I was dragged to the floor once by my friends who thought it was hilarious but in the end the flower girl caught it.
I caught many a bouquet as a little girl at family weddings, and was quite pleased with myself. Only later did I realize that my older female relatives had taken the more dignified way out and done exactly what you’ve described, Melissa B 🙂
Personally, I think it’s kind of a silly tradition and don’t plan on doing it, but it’s nowhere near as icky as the garter toss so I’m not personally offended by it. On the other hand, I’ve never attended a wedding as a single adult female and had to suffer through the embarrassment of the whole thing…
I guess I’m behind the times, because I still enjoy the bouquet and garter toss, so long as they are handled with some semblance of dignity.

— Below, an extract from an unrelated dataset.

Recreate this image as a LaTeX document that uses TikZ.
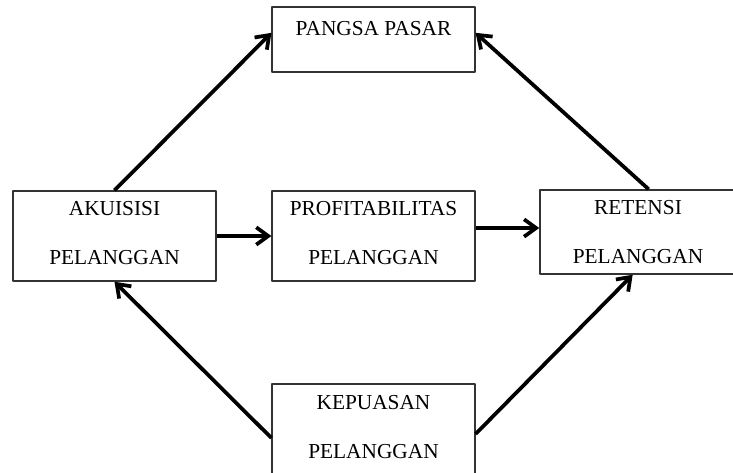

Of course, I’ve never been in a Death Match for flowers, nor have I watched grooms remove garters from upper thighs with their teeth.
I say if the bride and groom wish to toss flowers and/or garters into the audience, they are certainly free to do so. The fact that they do, though, does not obligate any single person to participate in trying to catch them. One can always be too engrossed in conversation with someone fascinating or need to visit the ladies’ room until the danger is past.
I had the horror of being forced onto the floor for the toss, which I was unlucky enough to catch. That wasn’t so bad — it was having to grit my teeth while the guy who had caught the garter — and whom I had never met before — put the garter on my leg. I had never heard of that tradition and thought they were joking when they told me I had to let some stranger touch my limbs. I would have refused had I known how to do so graciously, but I was so surprised and appalled that I submitted in numb disbelief. I have since made sure to steer clear of the flower toss. I never want to be in that situation again.
class-factotum, how icky! You poor thing. My fiancé and I are skipping the garter toss -like you, I’m not wild about a crowd of people witnessing me being felt up. Instead I’m considering getting both genders involved in the bouquet toss. Our single male pals are goofballs, I think they might be into it.
At one of the “adult” weddings I went to, the bride gave her bouquet to the couple in attendance who had been married the longest. I thought it was a much classier option and actually kind of sweet. I think I’d go for this in lieu of throwing a bouquet when the time comes and forget about the garter toss all together. I’ve never been fond of either at weddings.
~ Jane
Having just recently attended a wedding which included a bouquet toss, I really was not fond of the badgering all the single young women (including myself) received to make us get out on the floor for it. Any pictures of the event will show about half the group leaning away from the bouquet and the other half making only half-hearted attempts to catch it.
I’ve actually been thinking about having a bouquet toss at my wedding. But if I do it, I want to do it right: with a trebuchet. Let’s see how far we can fling that sucker!
I’m also doing the anniversary dance, as every wedding I’ve been to with a flower toss has been a group of ladies pressing to the back of the hall to try and stay as far away from the damn thing as possible. Although the trebuchet idea would probably win favor with my engineer father.
When I was 8 I was knocked to the floor in the bouquet toss at my cousin’s wedding. I immediately developed an irrational hatred of the tradition.
I’d say about half the weddings I’ve been to had the bouquet toss but only one had the garter toss. I can’t understand why anyone thinks it’s approriate to throw underwear at a wedding.
-Tizzy, who is apparently rather cranky about the whole concept.
I have always been kind of fond of it (I’ve never caught it though, even when my aunt threw it at me.) The garter thing is disgusting, but the bouquet toss can be nice
I flat out refuse to participate in the bouquet toss, on either end. At a wedding I attended recently, the bouquet was caught by one of the bride’s friends, who a little drunk, immediately sent it winging back at the bride. Awkward. Makes me wonder why she was there to catch it in the first place!